-- BEGIN --
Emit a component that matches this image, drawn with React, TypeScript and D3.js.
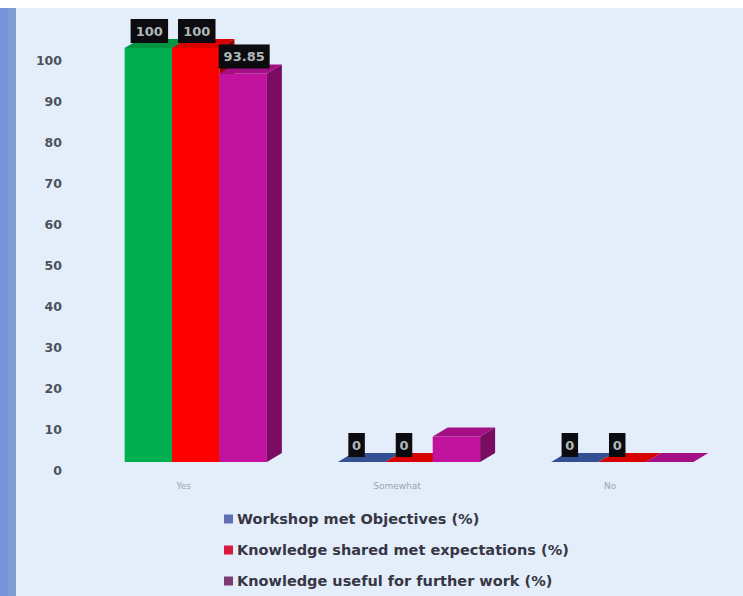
import React from "react";
import * as d3 from "d3";

// Survey categories and the three feedback series (percent of respondents)
const categories = ["Yes", "Somewhat", "No"];
const seriesNames = [
  "Workshop met Objectives (%)",
  "Knowledge shared met expectations (%)",
  "Knowledge useful for further work (%)",
];
const objectivesMet = [100, 0, 0];
const expectationsMet = [100, 0, 0];
const usefulForWork = [93.85, 6.15, 0];
const seriesValues = [objectivesMet, expectationsMet, usefulForWork];
// which points carry a value label
const labelShown = [
  [true, true, true],
  [true, true, true],
  [true, false, false],
];
const yTicks = [0, 10, 20, 30, 40, 50, 60, 70, 80, 90, 100];

const seriesColors = ["#3d5dab", "#ff0000", "#c0129c"];
const legendColors = ["#5f6fb4", "#d81a42", "#7c3a72"];
// the "Yes" point of the first series is filled green
const pointOverride: Record<string, string> = { "0-Yes": "#00b050" };

const W = 743;
const H = 596;
const DX = 15; // 3D depth offset
const DY = -9;

export default function App() {
  const xCat = d3
    .scaleBand<string>()
    .domain(categories)
    .range([82, 736])
    .paddingInner(0.333)
    .paddingOuter(0.2);
  const xSer = d3
    .scaleBand<number>()
    .domain([0, 1, 2])
    .range([0, xCat.bandwidth()])
    .padding(0);
  const yBar = d3.scaleLinear().domain([0, 100]).range([462, 48]);
  const yAxis = d3.scaleLinear().domain([0, 100]).range([470, 60]);

  const bars: React.ReactNode[] = [];
  const labels: React.ReactNode[] = [];

  categories.forEach((cat, ci) => {
    seriesValues.forEach((vals, si) => {
      const v = vals[ci];
      const x0 = (xCat(cat) as number) + (xSer(si) as number);
      const w = xSer.bandwidth();
      const yT = yBar(v);
      const yB = yBar(0);
      const base = pointOverride[`${si}-${cat}`] || seriesColors[si];
      const c = d3.color(base)!;
      const topC = c.darker(0.45).formatHex();
      const sideC = c.darker(1.3).formatHex();
      const key = `${ci}-${si}`;
      bars.push(
        <g key={key}>
          <rect x={x0} y={yT} width={w} height={yB - yT} fill={base} />
          <polygon
            points={`${x0},${yT} ${x0 + w},${yT} ${x0 + w + DX},${yT + DY} ${x0 + DX},${yT + DY}`}
            fill={topC}
          />
          <polygon
            points={`${x0 + w},${yT} ${x0 + w + DX},${yT + DY} ${x0 + w + DX},${yB + DY} ${x0 + w},${yB}`}
            fill={sideC}
          />
        </g>
      );
      if (labelShown[si][ci]) {
        const txt = String(v);
        const digits = txt.replace(".", "").length;
        const bw = digits * 10.5 + (txt.includes(".") ? 3 : 0) + 6;
        const bh = 24;
        // labels on flat (zero) bars sit a little left of the bar centre
        const cx = x0 + w / 2 + (v === 0 ? -5 : 1);
        const bottom = yT - 5;
        labels.push(
          <g key={`l${key}`}>
            <rect x={cx - bw / 2} y={bottom - bh} width={bw} height={bh} fill="#0b0b10" />
            <text
              x={cx}
              y={bottom - bh / 2}
              dy="0.36em"
              textAnchor="middle"
              fontSize={13}
              fontWeight="bold"
              fontFamily="DejaVu Sans, sans-serif"
              fill="#b0b8b8"
            >
              {txt}
            </text>
          </g>
        );
      }
    });
  });

  return (
    <svg
      width={W}
      height={H}
      style={{ position: "absolute", left: 0, top: 0, display: "block" }}
    >
      <rect x={0} y={0} width={W} height={H} fill="#ffffff" />
      <rect x={0} y={8} width={W} height={H - 8} fill="#e4eefb" />
      <rect x={0} y={8} width={8} height={H - 8} fill="#7893d8" />
      <rect x={8} y={8} width={8} height={H - 8} fill="#809dd2" />

      {yTicks.map((t) => (
        <text
          key={t}
          x={62}
          y={yAxis(t)}
          dy="0.36em"
          textAnchor="end"
          fontSize={12.5}
          fontWeight="bold"
          fontFamily="DejaVu Sans, sans-serif"
          fill="#4a525c"
        >
          {t}
        </text>
      ))}

      {bars}
      {labels}

      {categories.map((cat) => (
        <text
          key={cat}
          x={(xCat(cat) as number) + xCat.bandwidth() / 2 - 12}
          y={486}
          dy="0.36em"
          textAnchor="middle"
          fontSize={9}
          fontFamily="DejaVu Sans, sans-serif"
          fill="#9ba3aa"
        >
          {cat}
        </text>
      ))}

      {seriesNames.map((name, i) => (
        <g key={name} transform={`translate(224, ${519 + i * 31})`}>
          <rect x={0} y={-4.5} width={9} height={9} fill={legendColors[i]} />
          <text
            x={13}
            y={0}
            dy="0.36em"
            fontSize={14.5}
            fontWeight="bold"
            fontFamily="DejaVu Sans, sans-serif"
            fill="#363644"
          >
            {name}
          </text>
        </g>
      ))}
    </svg>
  );
}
-- END --
Requirement: Leave out the pictures, then repeat the listing above exactly from its first line to the line with "import * as", inclusive.

Problem solution:
Emit a component that matches this image, drawn with React, TypeScript and D3.js.
import React from "react";
import * as d3 from "d3";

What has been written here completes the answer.